En casa cuando éramos pequeños esta disyuntiva se solucionó siempre por una cuestión pragmática: llamar a Santa Claus suponía tenernos anestesiados bajo los efluvios de nuestros juguetes nuevos durante casi todas las vacaciones de Navidad. Los Reyes llegaban dos o tres días antes de empezar las clases y la espera desde que terminábamos el colegio hasta su visita era larga.
Mis hijas de momento están igual de entusiasmadas con Papá Noel que con el trío de magos de Oriente. Independientemente de lo que cada uno prefiera, y de si en casa escribís la carta al uno o a los otros, o a todos -como hacen mis niñas- me ha sorprendido encontrarme con algunas personas que abogan por abolir estas tradiciones.
Los argumentos para sostener tan iconoclasta postura son que la ilusión de los niños se transformara en una decepción mayúscula cuando, inevitablemente, un día desenmascaren al cuarteto -como si la vida no fuera eso, en parte, negro y blanco, acordes y desacordes, pros y contras, una de cal y otra de arena. Hay quien cree que es un convencionalismo al que no hay que rendirse -como si nuestra vida no estuviera gobernada por artificios y simulaciones variadas que acatamos sin más, incluso algunas que nos resultan francamente tediosas-. Incluso una vez me dijeron que simplemente los padres nos prestamos a perpetuar esta tradición porque eso no da ilusión a nosotros -como si eso fuera malo, padres y niños contentos y felices-. Quien me lo dijo no tenía hijos, como habréis deducido.

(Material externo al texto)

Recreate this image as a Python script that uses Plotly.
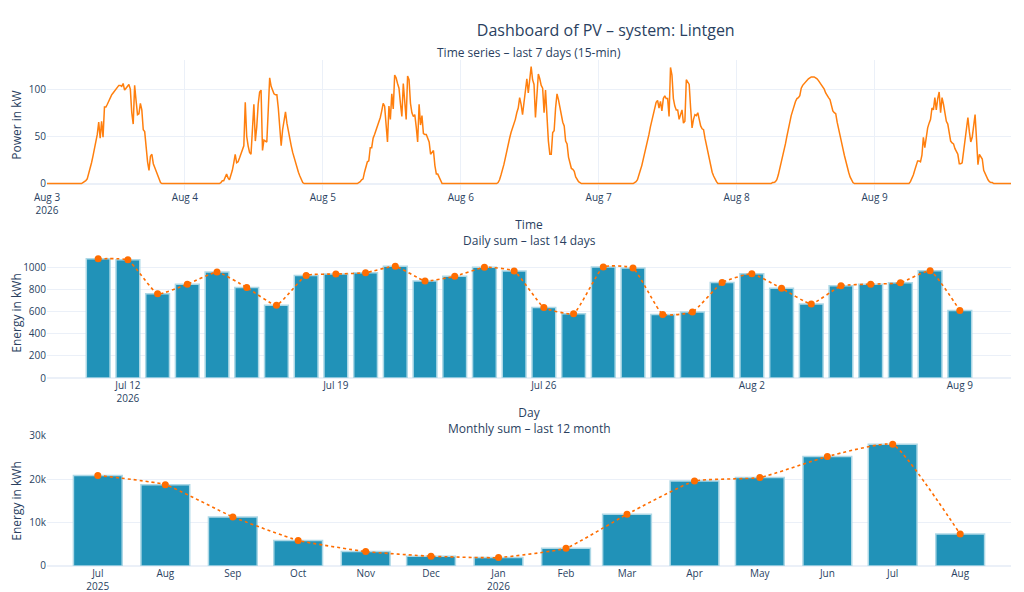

Todos estos, que son pocos, una minoría, parece que han enterrado al niño que tuvieron dentro. El niño que, seguro, se revolvía dentro de la cama con los ojos como platos para no dormirse y pillar a reyes y camellos colocando los regalos junto a sus zapatillas o a Papá Noel con el reno abriendo la puerta y cargadito de juguetes. Yo me recuerdo así y me gusta aquella estampa. Que menos que darle eso a mis hijas. Una infancia con todas las ilusiones posibles, incluida la de la Navidad. Sobre todo la Navidad.